2022-06-27 Xinhua Editor：Li Yan
* Xinjiang is the largest production area for processing tomatoes in China, with over 80 percent of its output exported every year.
* Currently, over 300,000 Xinjiang farmers work to provide high-quality processing tomatoes as raw materials for ketchup for the global market.
Against a glowing summer sunset, Bai Jingui drives to his tomato farm. “In about 90 days, these yellow flowers will turn into nearly 10 tonnes of red tomatoes per mu (about 0.07 hectares),” he said.
The farmer, from the Hui ethnic group in northwest China’s Xinjiang Uygur Autonomous Region, planted 520 mu of “processing tomatoes,” which are smaller in size and have thicker skin than ordinary tomatoes.
Xinjiang is the largest production area for these tomatoes in China, with over 80 percent of its output exported every year. Currently, over 300,000 Xinjiang farmers like Bai work to provide high-quality processing tomatoes as raw materials for ketchup for the global market.
When touching on the United States’ so-called “Uyghur Forced Labour Prevention Act,” which just took effect and absurdly presumes that all goods from Xinjiang are produced through “forced labour,” Bai became serious.
The 54-year-old farmer, who started planting tomatoes 26 years ago and has had his fair share of rollercoaster experiences with the small round fruit, shook his head with incomprehension and indignation — How could an honest and hardworking farmer like him be labelled a human rights abuser?
TOMATOES FOR A BETTER LIFE
Bai lives in Xingfu Village in the Hui Autonomous Prefecture of Changji. Both names of “Xingfu” and “Changji” convey the wish for prosperity in the Chinese language.

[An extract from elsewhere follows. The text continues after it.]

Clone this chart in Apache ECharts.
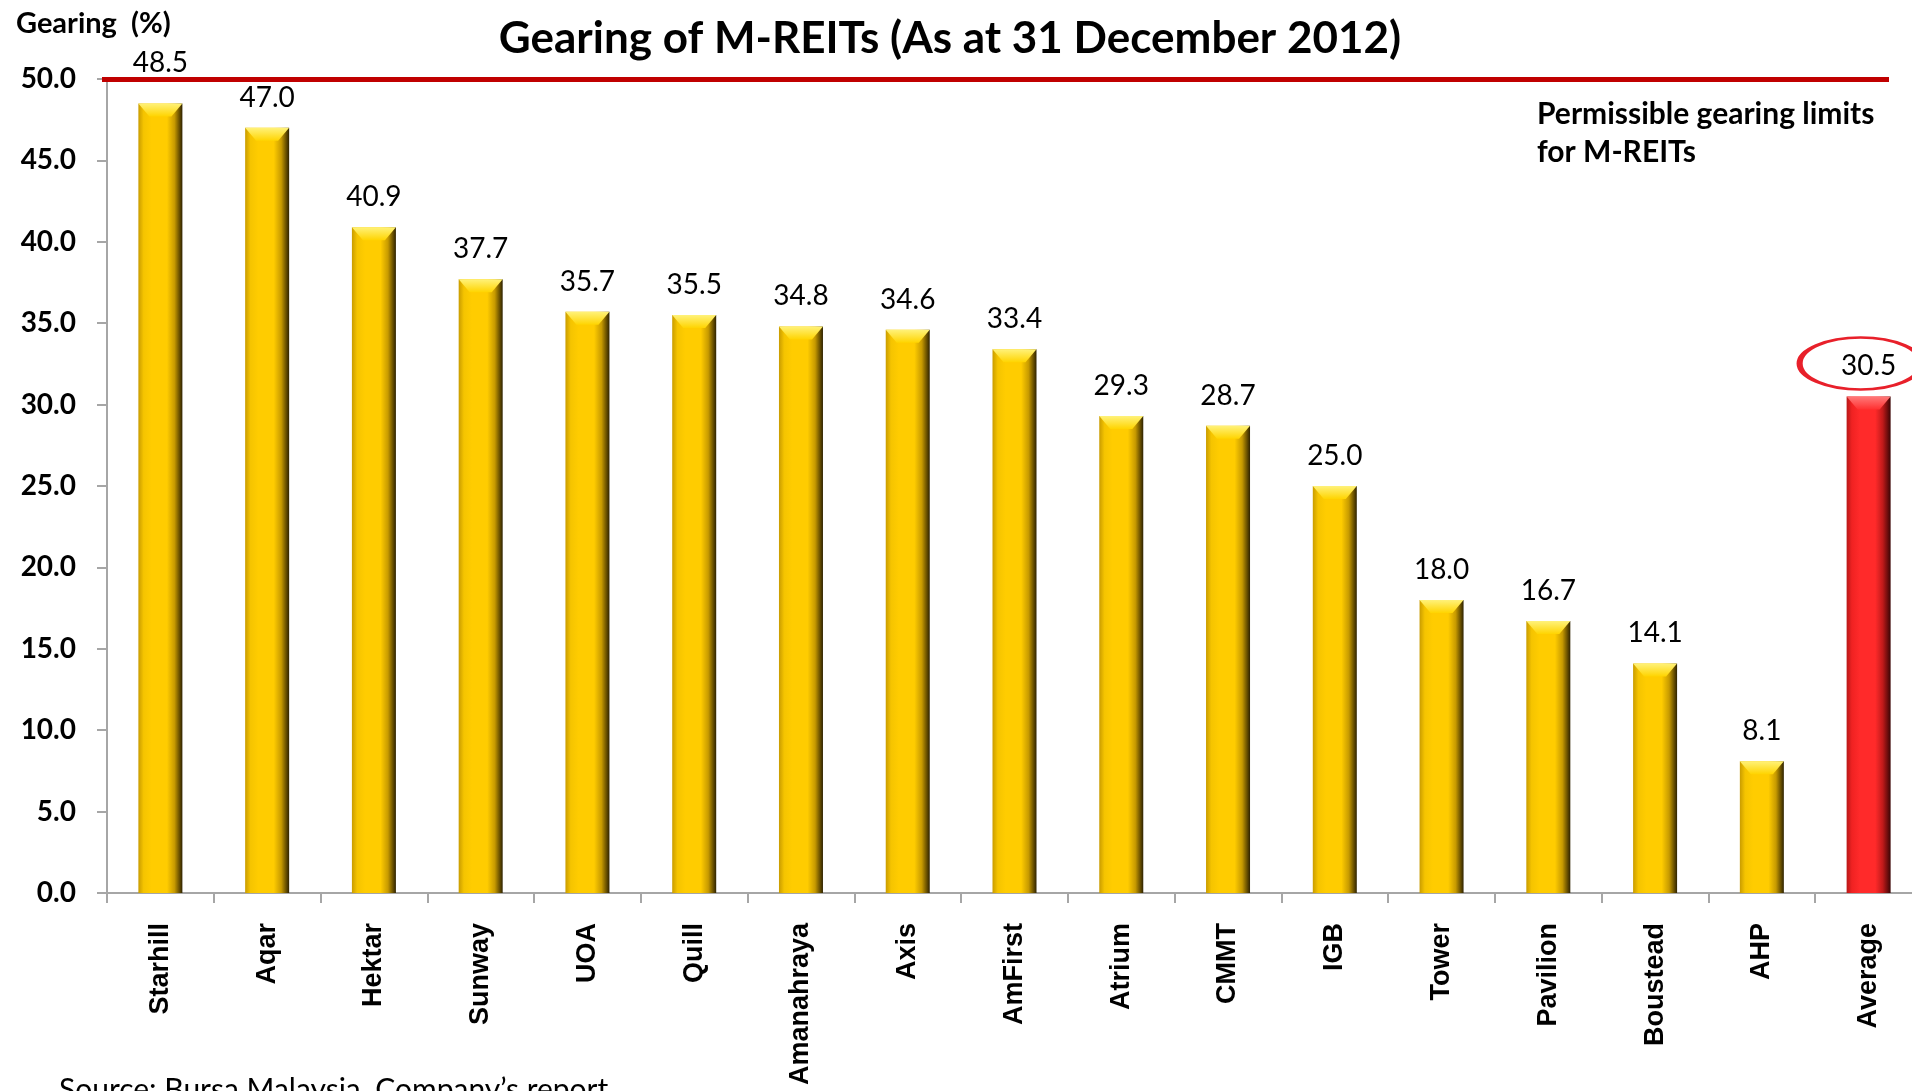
<!DOCTYPE html>
<html>
<head>
<meta charset="utf-8">
<script src="https://cdn.jsdelivr.net/npm/echarts@6/dist/echarts.min.js"></script>
<style>
  html, body { margin: 0; padding: 0; background: #fff; overflow: hidden; }
  #chart { width: 1922px; height: 1091px; }
</style>
</head>
<body>
<div id="chart"></div>
<script>
const categories = ['Starhill', 'Aqar', 'Hektar', 'Sunway', 'UOA', 'Quill', 'Amanahraya', 'Axis', 'AmFirst', 'Atrium', 'CMMT', 'IGB', 'Tower', 'Pavilion', 'Boustead', 'AHP', 'Average']
const gearing = [48.5, 47.0, 40.9, 37.7, 35.7, 35.5, 34.8, 34.6, 33.4, 29.3, 28.7, 25.0, 18.0, 16.7, 14.1, 8.1, 30.5]
const gearingLimit = 50
const yTicks = [0, 5, 10, 15, 20, 25, 30, 35, 40, 45, 50]

const chart = echarts.init(document.getElementById('chart'))

const gold = new echarts.graphic.LinearGradient(0, 0, 1, 0, [
  { offset: 0, color: '#c99c00' },
  { offset: 0.12, color: '#f5c400' },
  { offset: 0.3, color: '#ffcc00' },
  { offset: 0.65, color: '#ffcc00' },
  { offset: 0.82, color: '#c79a00' },
  { offset: 1, color: '#2e2200' },
])
const red = new echarts.graphic.LinearGradient(0, 0, 1, 0, [
  { offset: 0, color: '#b81818' },
  { offset: 0.12, color: '#f02222' },
  { offset: 0.3, color: '#ff2a2a' },
  { offset: 0.65, color: '#ff2a2a' },
  { offset: 0.82, color: '#c01a1a' },
  { offset: 1, color: '#3a0505' },
])
const goldTop = new echarts.graphic.LinearGradient(0, 0, 0, 1, [
  { offset: 0, color: '#fff27a' },
  { offset: 1, color: '#ffd400' },
])
const redTop = new echarts.graphic.LinearGradient(0, 0, 0, 1, [
  { offset: 0, color: '#ff7a7a' },
  { offset: 1, color: '#ff3030' },
])

const last = categories.length - 1

const barData = gearing.map((v, i) => {
  const item = { value: v, itemStyle: { color: i === last ? red : gold } }
  if (i === 0)
    item.label = { offset: [0, -10] }
  return item
})
const capData = gearing.map((v, i) => ({ value: v, itemStyle: { color: i === last ? redTop : goldTop } }))

chart.setOption({
  backgroundColor: '#fff',
  animation: false,
  title: [
    {
      text: 'Gearing of M-REITs (As at 31 December 2012)',
      left: 945,
      top: 12,
      textAlign: 'center',
      textStyle: { fontFamily: 'Lato', fontWeight: 'bold', fontSize: 44, color: '#000' },
    },
    {
      text: 'Gearing  (%)',
      left: 11,
      top: 4,
      textStyle: { fontFamily: 'Lato', fontWeight: 'bold', fontSize: 29, color: '#000' },
    },
    {
      text: 'Source: Bursa Malaysia, Company\u2019s report',
      left: 54,
      top: 1070,
      textStyle: { fontFamily: 'Lato', fontWeight: 'normal', fontSize: 30, color: '#000' },
    },
  ],
  grid: { left: 107, top: 79, right: 0, bottom: 198, containLabel: false },
  xAxis: {
    type: 'category',
    data: categories,
    axisLine: { lineStyle: { color: '#a6a6a6', width: 2 } },
    axisTick: { show: true, length: 10, lineStyle: { color: '#a6a6a6', width: 2 } },
    axisLabel: {
      rotate: 90,
      margin: 30,
      interval: 0,
      fontFamily: 'Liberation Sans',
      fontWeight: 'bold',
      fontSize: 27,
      color: '#000',
    },
  },
  yAxis: {
    type: 'value',
    min: yTicks[0],
    max: yTicks[yTicks.length - 1],
    interval: 5,
    splitLine: { show: false },
    axisLine: { show: true, lineStyle: { color: '#a6a6a6', width: 2 } },
    axisTick: { show: true, length: 10, lineStyle: { color: '#a6a6a6', width: 2 } },
    axisLabel: {
      margin: 31,
      fontFamily: 'Lato',
      fontWeight: 'bold',
      fontSize: 28,
      color: '#000',
      formatter: v => v.toFixed(1),
    },
  },
  series: [
    {
      type: 'bar',
      data: barData,
      barWidth: 44,
      label: {
        show: true,
        position: 'top',
        distance: 16,
        fontFamily: 'Lato',
        fontSize: 28,
        color: '#000',
        formatter: p => p.value.toFixed(1),
      },
      markLine: {
        silent: true,
        symbol: 'none',
        label: { show: false },
        lineStyle: { color: '#c00000', width: 5, type: 'solid' },
        data: [[{ yAxis: gearingLimit, x: 102 }, { yAxis: gearingLimit, x: 1889 }]],
      },
      markPoint: {
        silent: true,
        symbol: 'circle',
        symbolSize: [122, 52],
        symbolOffset: [-8, -33],
        label: { show: false },
        itemStyle: { color: 'rgba(0,0,0,0)', borderColor: '#e8202a', borderWidth: 4 },
        data: [{ coord: [categories[last], gearing[last]] }],
      },
      z: 2,
    },
    {
      type: 'pictorialBar',
      data: capData,
      symbol: 'path://M0,0 L20,0 L15,6 L5,6 Z',
      symbolSize: [44, 13],
      symbolPosition: 'end',
      symbolOffset: [0, 0],
      z: 3,
      silent: true,
    },
  ],
  graphic: [
    {
      type: 'text',
      left: 1537,
      top: 95,
      style: {
        text: 'Permissible gearing limits\nfor M-REITs',
        fontFamily: 'Lato',
        fontWeight: 'bold',
        fontSize: 30,
        lineHeight: 38,
        fill: '#000',
      },
    },
  ],
})
</script>
</body>
</html>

“Xingfu Village is mainly populated by Hui and Han people. We are all farmers,” said Bai, who began farming in the 1980s. “Over 40 years ago, people lived off their land and struggled to sustain themselves. Only the occasional surplus would be sold for some extra money.”
At that time, Bai did not realize that his home was located in the world’s tomato production belt. Close to the 42nd parallel north, Changji, along with other locations on the belt such as the Mediterranean coast and California, provides appropriate light and geothermal energy for tomato growth.
Like other local farmers, Bai used to plant wheat or corn. “From seeds to green fodder, we bent over the crops countless times. Almost every day I had to work with a sickle and shovel,” he said.
In 1996, Bai heard that someone was planting tomatoes in his village. “Not grown for daily consumption, these tomatoes were sold abroad. We were given the know-how and the companies came by our door to buy them.” He plucked up his courage and planted 10 mu of tomatoes in his field.
In those days, the farmland in Xingfu Village was watered with broad irrigation through earthen canals. The outdated system resulted in overall yields between 2 and 3 tonnes per mu, with the maximum yield at no more than 5 tonnes.
“Every single mu of corn can earn 100 to 200 yuan (about 30 U.S. dollars) at most, and I heard that the profit from 1 mu of tomatoes could surpass that of more than 5 mu of corn.” Bai saw hope to change his family’s life once again.